The detective made an investigation into the victim’s claims.

The detective investigated the victim’s claims.

Investigation” in the first sentence is a nominalization that—as most nominalizations do—adds  length and reduces clarity. Besides increasing the strength of your writing, cutting nominalizations has another practical value—it will help you comply with those pesky page and word limits! The second sentence is 33% shorter than the first.

Passive voice
Like nominalizations, passive voice often obscures meaning and adds length. Passive voice is a bit hard to define. In a sentence in active voice, the subject is doing an action. Put most simply, in a passive sentence, the subject is being acted upon.  Consider these two sentences:

The plaintiff slipped on the water.

The water was slipped on by the plaintiff.

You generally should avoid passive voice; however, passive voice can be useful if you do not know the actor or if you want to minimize the actor’s conduct. For example:

The documents were destroyed.

This sentence makes no mention of who destroyed the documents and sounds much better than:

My client destroyed the documents.

Learn to recognize passive voice and use it sparingly and strategically.

Serial comma
Why use a serial comma? There’s no reason not to!
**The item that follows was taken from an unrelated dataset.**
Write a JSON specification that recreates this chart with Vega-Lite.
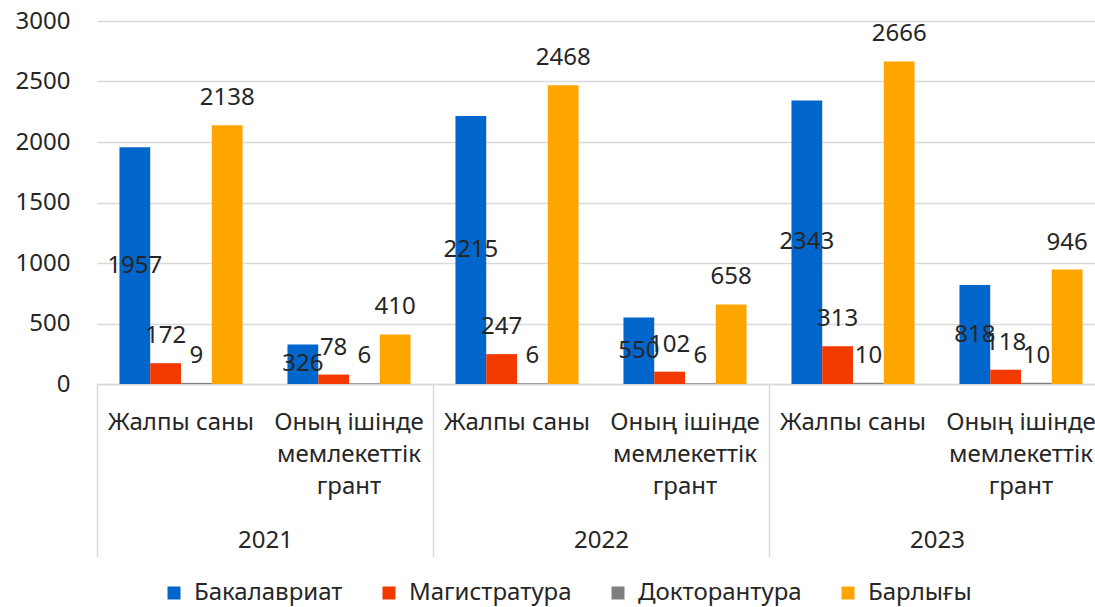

A serial, or Oxford comma, is the comma before the “and” in a series: lions, tigers, and bears.

In most cases, the decision not to use a serial comma is of no consequence.  When I say “lions, tigers and bears,” you know I am talking about three distinct animals. But the better practice, for purposes of legal writing, is to use a serial comma to avoid ambiguity.  For example:

This semester, students will be expected to turn in papers on the following topics: law and religion, race-based admissions policies, the Due Process clause and the death penalty in America.

How many topics are listed in the sentence above?  Four—(1) law and religion; (2) race-based admissions policies; (3) the Due Process Clause; and (4) the death penalty?  Or is it three—(1) law and religion; (2) race-based admissions policies; and (3) the Due Process Clause and the death penalty?

Many courts have been called on to analyze the meaning of documents containing, and lacking, serial commas. Telenor Mobile Commc'ns AS v. Storm, LLC, 587 F. Supp. 2d 594, 607 (S.D.N.Y. 2008) (noting that “the omission of the serial comma in the Shareholders Agreement definition of ‘control’ accounts for much, if not all, of the confusion here”); Commonwealth v. Silva, 488 N.E.2d 34, 36 (Mass. App. Ct. 1986) (interpreting cocaine trafficking statute that provides greater penalties for “manufacturing, distributing or dispensing…twenty eight grams or more of cocaine….”).

I can’t guarantee that your sentence will be unambiguous if you use a serial comma, but I can guarantee that the number and descriptions of items in a list will be clear.

Follow these good practices to improve your writing.